Melihat masih rendahnya budaya literasi di Indonesia,
masing-masing pemateri memaparkan pandangan dan pengalamannya sesuai budaya
dari IMM. Mengingat ketiga pemateri tersebut adalah aktivis yang dominan berasal dari Muhammadiyah.
Literasi sendiri memiliki makna luas, bukan hanya sebatas
baca tulis saja. Kebiasaan seseorang untuk mampu memanfaatkan informasi yang
tersedia bagi kemaslahatan, sehingga alam semesta pun merupakan bagian dari
literasi selain 2 sumber dasar yaitu Al-Qur’an dan Al-Hadits.
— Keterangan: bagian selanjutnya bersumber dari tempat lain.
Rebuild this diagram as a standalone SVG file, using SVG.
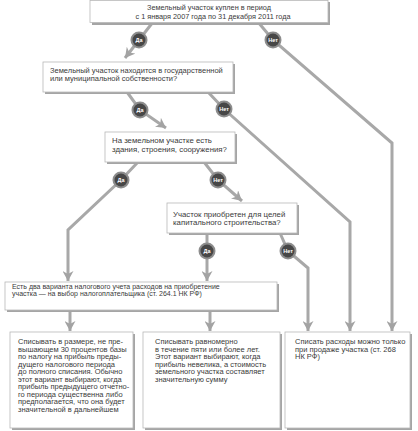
<svg xmlns="http://www.w3.org/2000/svg" width="418" height="431" viewBox="0 0 418 431">
<defs>
<marker id="ah" markerUnits="userSpaceOnUse" markerWidth="11" markerHeight="11" refX="10" refY="5.5" orient="auto" viewBox="0 0 11 11">
<path d="M0,0 L10,5.5 L0,11 L3,5.5 z" fill="#a3a3a3"/>
</marker>
</defs>
<style>
.sh{fill:#a5a5a5}
.box{fill:#fff;stroke:#b8b8b8;stroke-width:0.8}
.t{font-family:"Liberation Sans",Arial,sans-serif;font-size:7.5px;fill:#3a3a3a}
.q1{font-size:7.3px}
.q3{font-size:7.8px}
.s{font-size:7px}
.b{font-size:7.5px}
.con{fill:none;stroke:#a8a8a8;stroke-width:3}
.ring{fill:#8d8d8d}
.dot{fill:#474747}
.lb{font-family:"Liberation Sans",Arial,sans-serif;font-size:5.5px;font-weight:bold;fill:#fff;text-anchor:middle}
</style>
<rect width="418" height="431" fill="#fff"/>

<g id="connectors">
<path class="con" d="M153,22 L139,40 L125,58" marker-end="url(#ah)"/>
<path class="con" d="M258,22 L273,40 L392,143 L392,331" marker-end="url(#ah)"/>
<path class="con" d="M127,92 L140,110 L166,128" marker-end="url(#ah)"/>
<path class="con" d="M208,92 L224,109 L350,222 L350,331" marker-end="url(#ah)"/>
<path class="con" d="M138,162 L121,180 L68,230 L68,281" marker-end="url(#ah)"/>
<path class="con" d="M204,162 L218,180 L242,201" marker-end="url(#ah)"/>
<path class="con" d="M207,233 L207,281" marker-end="url(#ah)"/>
<path class="con" d="M280,233 L288,251 L308,268 L308,331" marker-end="url(#ah)"/>
<path class="con" d="M70,310 L70,331" marker-end="url(#ah)"/>
<path class="con" d="M210,310 L210,331" marker-end="url(#ah)"/>
</g>

<g id="labels">
<g><circle class="ring" cx="139" cy="40" r="8.5"/><circle class="dot" cx="139" cy="40" r="6.5"/><text class="lb" x="139" y="42">Да</text></g>
<g><circle class="ring" cx="273" cy="40" r="8.5"/><circle class="dot" cx="273" cy="40" r="6.5"/><text class="lb" x="273" y="42">Нет</text></g>
<g><circle class="ring" cx="140" cy="110" r="8.5"/><circle class="dot" cx="140" cy="110" r="6.5"/><text class="lb" x="140" y="112">Да</text></g>
<g><circle class="ring" cx="224" cy="109" r="8.5"/><circle class="dot" cx="224" cy="109" r="6.5"/><text class="lb" x="224" y="111">Нет</text></g>
<g><circle class="ring" cx="121" cy="180" r="8.5"/><circle class="dot" cx="121" cy="180" r="6.5"/><text class="lb" x="121" y="182">Да</text></g>
<g><circle class="ring" cx="218" cy="180" r="8.5"/><circle class="dot" cx="218" cy="180" r="6.5"/><text class="lb" x="218" y="182">Нет</text></g>
<g><circle class="ring" cx="207" cy="251" r="8.5"/><circle class="dot" cx="207" cy="251" r="6.5"/><text class="lb" x="207" y="253">Да</text></g>
<g><circle class="ring" cx="288" cy="251" r="8.5"/><circle class="dot" cx="288" cy="251" r="6.5"/><text class="lb" x="288" y="253">Нет</text></g>
</g>

<g id="q1">
<rect class="sh" x="92" y="2" width="238" height="23"/>
<rect class="box" x="90" y="0.5" width="238" height="22"/>
<text class="t q1" x="209" y="10" text-anchor="middle">Земельный участок куплен в период</text>
<text class="t q1" x="213" y="19" text-anchor="middle">с 1 января 2007 года по 31 декабря 2011 года</text>
</g>

<g id="q2">
<rect class="sh" x="45" y="64" width="190" height="30"/>
<rect class="box" x="43" y="62" width="190" height="30"/>
<text class="t" x="50" y="72.5">Земельный участок находится в государственной</text>
<text class="t" x="50" y="81">или муниципальной собственности?</text>
</g>

<g id="q3">
<rect class="sh" x="107" y="134" width="130" height="30"/>
<rect class="box" x="105" y="132" width="130" height="30"/>
<text class="t q3" x="112" y="143">На земельном участке есть</text>
<text class="t q3" x="112" y="152">здания, строения, сооружения?</text>
</g>

<g id="q4">
<rect class="sh" x="169" y="205" width="130" height="30"/>
<rect class="box" x="167" y="203" width="130" height="30"/>
<text class="t q3" x="173" y="216.5">Участок приобретен для целей</text>
<text class="t q3" x="173" y="224.5">капитального строительства?</text>
</g>

<g id="choice">
<rect class="sh" x="7" y="284" width="272" height="28"/>
<rect class="box" x="5" y="282" width="272" height="28"/>
<text class="t s" x="12" y="288.5">Есть два варианта налогового учета расходов на приобретение</text>
<text class="t s" x="12" y="296">участка — на выбор налогоплательщика (ст. 264.1 НК РФ)</text>
</g>

<g id="optA">
<rect class="sh" x="12" y="334" width="123" height="96"/>
<rect class="box" x="10" y="332" width="123" height="96"/>
<text class="t b" x="18" y="344.2">Списывать в размере, не пре-</text>
<text class="t b" x="18" y="351.7">вышающем 30 процентов базы</text>
<text class="t b" x="18" y="359.2">по налогу на прибыль преды-</text>
<text class="t b" x="18" y="366.7">дущего налогового периода</text>
<text class="t b" x="18" y="374.2">до полного списания. Обычно</text>
<text class="t b" x="18" y="381.7">этот вариант выбирают, когда</text>
<text class="t b" x="18" y="389.2">прибыль предыдущего отчетно-</text>
<text class="t b" x="18" y="396.7">го периода существенна либо</text>
<text class="t b" x="18" y="404.2">предполагается, что она будет</text>
<text class="t b" x="18" y="411.7">значительной в дальнейшем</text>
</g>

<g id="optB">
<rect class="sh" x="145" y="334" width="137" height="96"/>
<rect class="box" x="143" y="332" width="137" height="96"/>
<text class="t b" x="155" y="344.2">Списывать равномерно</text>
<text class="t b" x="155" y="351.7">в течение пяти или более лет.</text>
<text class="t b" x="155" y="359.2">Этот вариант выбирают, когда</text>
<text class="t b" x="155" y="366.7">прибыль невелика, а стоимость</text>
<text class="t b" x="155" y="374.2">земельного участка составляет</text>
<text class="t b" x="155" y="381.7">значительную сумму</text>
</g>

<g id="optC">
<rect class="sh" x="287" y="334" width="125" height="96"/>
<rect class="box" x="285" y="332" width="125" height="96"/>
<text class="t b" x="295" y="344.2">Списать расходы можно только</text>
<text class="t b" x="295" y="351.7">при продаже участка (ст. 268</text>
<text class="t b" x="295" y="359.2">НК РФ)</text>
</g>
</svg>
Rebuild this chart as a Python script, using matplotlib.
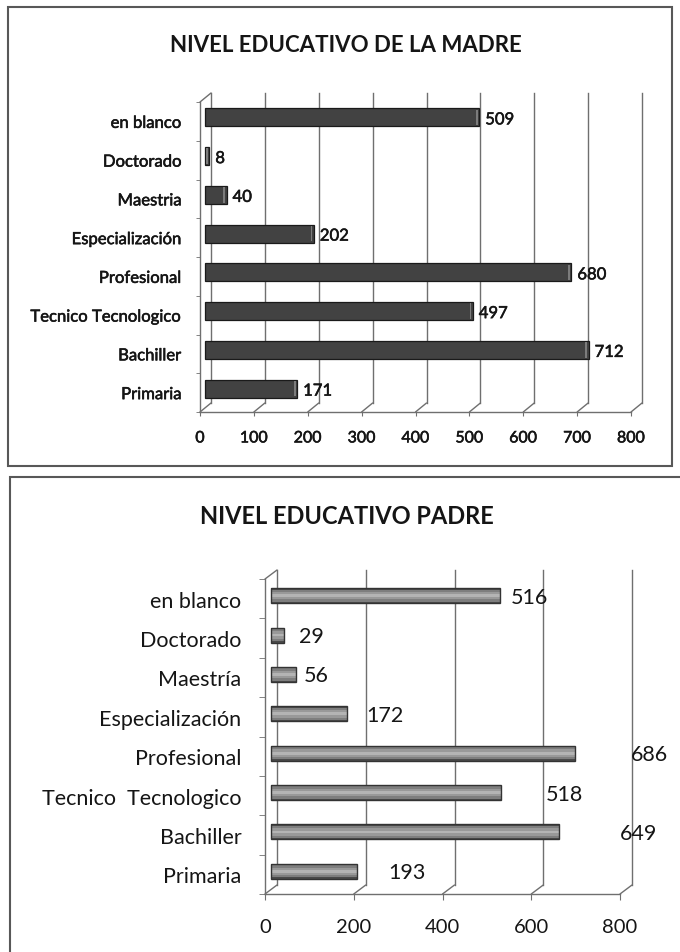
import matplotlib.pyplot as plt
import matplotlib.transforms as mtransforms
import matplotlib.patheffects as pe
from matplotlib.patches import Rectangle

plt.rcParams['font.family'] = ['Lato', 'DejaVu Sans']

# Data (bottom to top)
categories_madre = ['Primaria', 'Bachiller', 'Tecnico Tecnologico', 'Profesional',
                    'Especialización', 'Maestria', 'Doctorado', 'en blanco']
values_madre = [171, 712, 497, 680, 202, 40, 8, 509]
ticks_madre = [0, 100, 200, 300, 400, 500, 600, 700, 800]

categories_padre = ['Primaria', 'Bachiller', 'Tecnico  Tecnologico', 'Profesional',
                    'Especialización', 'Maestría', 'Doctorado', 'en blanco']
values_padre = [193, 649, 518, 686, 172, 56, 29, 516]
ticks_padre = [0, 200, 400, 600, 800]

# the father chart has its value labels pushed away from the bars (pixels)
label_gap_padre = [32, 61, 45, 55, 19, 8, 15, 11]

W, H = 680, 953
fig = plt.figure(figsize=(W / 100, H / 100), dpi=100)
fig.patch.set_facecolor('white')
TXT = '#151515'
GRID = '#6f6f6f'
# the mother chart text is heavy, thicken regular glyphs a bit
HEAVY = [pe.withStroke(linewidth=0.4, foreground=TXT)]


def px_box(l, t, r, b):
    # pixel box (top-left origin) -> figure fraction
    return [l / W, 1 - b / H, (r - l) / W, (b - t) / H]


def shift(ax, dx, dy):
    # offset in pixels, used for the fake 3D depth
    return ax.transData + mtransforms.ScaledTranslation(dx / 100, dy / 100, fig.dpi_scale_trans)


def panel(box, cats, ticks, depth, fs_cat, fs_tick, effects, ypad, xpad, tick_len):
    ax = fig.add_axes(px_box(*box))
    n = len(cats)
    ax.set_xlim(0, ticks[-1])
    ax.set_ylim(-0.5, n - 0.5)
    ax.patch.set_alpha(0)
    for s in ['top', 'right']:
        ax.spines[s].set_visible(False)
    for s in ['left', 'bottom']:
        ax.spines[s].set_color(GRID)
        ax.spines[s].set_linewidth(1.0)

    dx, dy = depth
    # back wall gridlines
    for v in ticks:
        ax.plot([v, v], [-0.5, n - 0.5], color=GRID, lw=1.0, transform=shift(ax, dx, dy),
                clip_on=False, zorder=1)
        # floor diagonals from front ticks to back wall
        ax.annotate('', xy=(v, -0.5), xytext=(dx, dy), textcoords='offset pixels',
                    arrowprops=dict(arrowstyle='-', color=GRID, lw=1.0, shrinkA=0, shrinkB=0),
                    annotation_clip=False)
    ax.annotate('', xy=(0, n - 0.5), xytext=(dx, dy), textcoords='offset pixels',
                arrowprops=dict(arrowstyle='-', color=GRID, lw=1.0, shrinkA=0, shrinkB=0),
                annotation_clip=False)

    ax.set_yticks(range(n))
    ax.set_yticklabels(cats, fontsize=fs_cat, color=TXT, path_effects=effects)
    ax.set_yticks([i - 0.5 for i in range(n + 1)], minor=True)
    ax.tick_params(axis='y', which='major', length=0, pad=ypad)
    ax.tick_params(axis='y', which='minor', length=tick_len, color=GRID, direction='out')
    ax.set_xticks(ticks)
    ax.set_xticklabels([str(t) for t in ticks], fontsize=fs_tick, color=TXT, path_effects=effects)
    ax.tick_params(axis='x', length=tick_len, color=GRID, pad=xpad)
    return ax


# ---------------- top chart: madre ----------------
fig.add_artist(Rectangle((8 / W, 1 - 467 / H), 664 / W, 459 / H, transform=fig.transFigure,
                         fill=False, ec='#585858', lw=1.5))
fig.text(346 / W, 1 - 45 / H, 'NIVEL EDUCATIVO DE LA MADRE', ha='center', va='center',
         fontsize=16, weight='bold', color=TXT)

ax1 = panel((200, 103, 631, 413), categories_madre, ticks_madre, (11, 9),
            12, 11.5, HEAVY, 13.5, 11, 3)
yb = list(range(len(values_madre)))
ax1.barh(yb, values_madre, height=0.46, color='#424242', edgecolor='#1a1a1a', lw=0.9,
         transform=shift(ax1, 5, 4), zorder=3)
ax1.barh(yb, [3] * len(yb), left=[v - 6 for v in values_madre], height=0.40, color='#7c7c7c',
         lw=0, transform=shift(ax1, 5, 4), zorder=4)
for i, v in enumerate(values_madre):
    ax1.text(v, i, str(v), ha='left', va='center', fontsize=12, color=TXT,
             path_effects=HEAVY, transform=shift(ax1, 11, 2), zorder=5)

# ---------------- bottom chart: padre ----------------
fig.add_artist(Rectangle((10 / W, -0.05), 1.0, 1 - 478 / H + 0.05, transform=fig.transFigure,
                         fill=False, ec='#585858', lw=1.5))
fig.text(347 / W, 1 - 517 / H, 'NIVEL EDUCATIVO PADRE', ha='center', va='center',
         fontsize=17, weight='bold', color=TXT)

ax2 = panel((265, 580, 620, 895), categories_padre, ticks_padre, (12, 9),
            15.5, 14.5, None, 17, 13, 4)
yb = list(range(len(values_padre)))
# cylinder-like shading with stacked bars
for h, c in [(0.38, '#4a4a4a'), (0.31, '#7e7e7e'), (0.19, '#999999'), (0.07, '#b4b4b4')]:
    ax2.barh(yb, values_padre, height=h, color=c, lw=0, transform=shift(ax2, 6, 3), zorder=3)
ax2.barh(yb, values_padre, height=0.38, fill=False, edgecolor='#333333', lw=1.0,
         transform=shift(ax2, 6, 3), zorder=4)
for i, v in enumerate(values_padre):
    ax2.text(v, i, str(v), ha='left', va='center', fontsize=15.5, color=TXT,
             transform=shift(ax2, 6 + label_gap_padre[i], 2), zorder=5)

fig.savefig('out.png', dpi=100)
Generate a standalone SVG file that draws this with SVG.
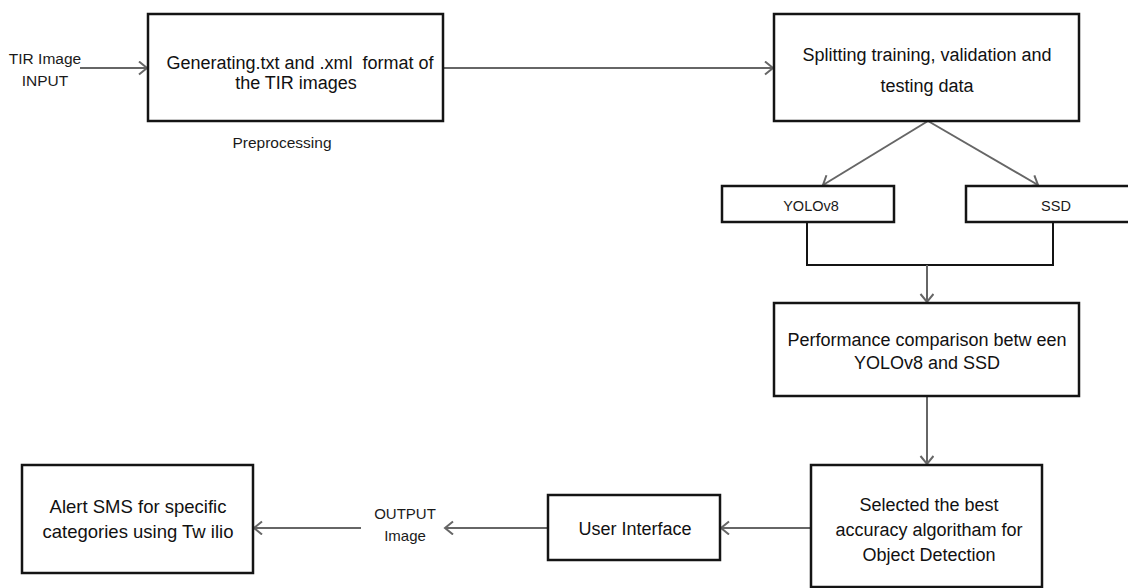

5 Konsep literasi islam yang dijabarkan oleh Fatur Rachman,
“Terus belajar, tepat memilih, memberi bukan meminta, memanfaatkan bukan
madharat, dan lomba yang baik”. Konsep
tersebut disampaikan di dalam forum untuk memberikan gambaran bagaimana
literasi yang baik sesuai dengan ajaran Islam.
Petuah lain disampaikan oleh Iman Suligi, “Imagination more important than knowladge”.
Beliau bercerita, bagaimana literasi selalu menjadi bagian dari perjalanan
hidupnya. Bagaimana beliau selalu mengambil manfaat dari literasi. Kampoeng
Batja, adalah bukti dari proses panjang perjuangannya dalam dunia literasi.
Beliau berpesan, bahwa membaca harusnya bukan hanya menjadi aktivitas,
melainkan karakter. Kemudian dalam closing statementnya
penggiat literasi tersebut mengatakan, “jangan malas dalam kenyamanan”.
“Ketika kita membaca, sama halnya dengan menghargai karya
orang lain”, pandangan yang disampaikan oleh Ibu Lilik. Sebagai seorang
politisi, beliau mengatakan bahwa penyumbang kemiskinan terbesar adalah di
daerah perkebunan. Hal tersebut terjadi didukung dengan tingginya angka buta
huruf. Dengan adanya maslaah sosial tersebut, beliau memiliki keinginan besar
menjadikan Kabupaten Jember menjadi Kabupaten layak anak, dengan pesan dalam
slogan yang diucapkannya “Muda, beda, berbudaya”.
Sarasehan dengan ketiga tokoh tersebut, hendaknya menjadi
pancaran positif bagi kita aktivis IMM yang dalam geraknya tidak bisa jauh dari
yang namanya Literasi. Agar kita selalu terdogma bagaimana mengambil ilmu dari
sumbernya, bukan sekadarnya.
Fastabiqul
khairaat, Berkompetisis menggapai surga.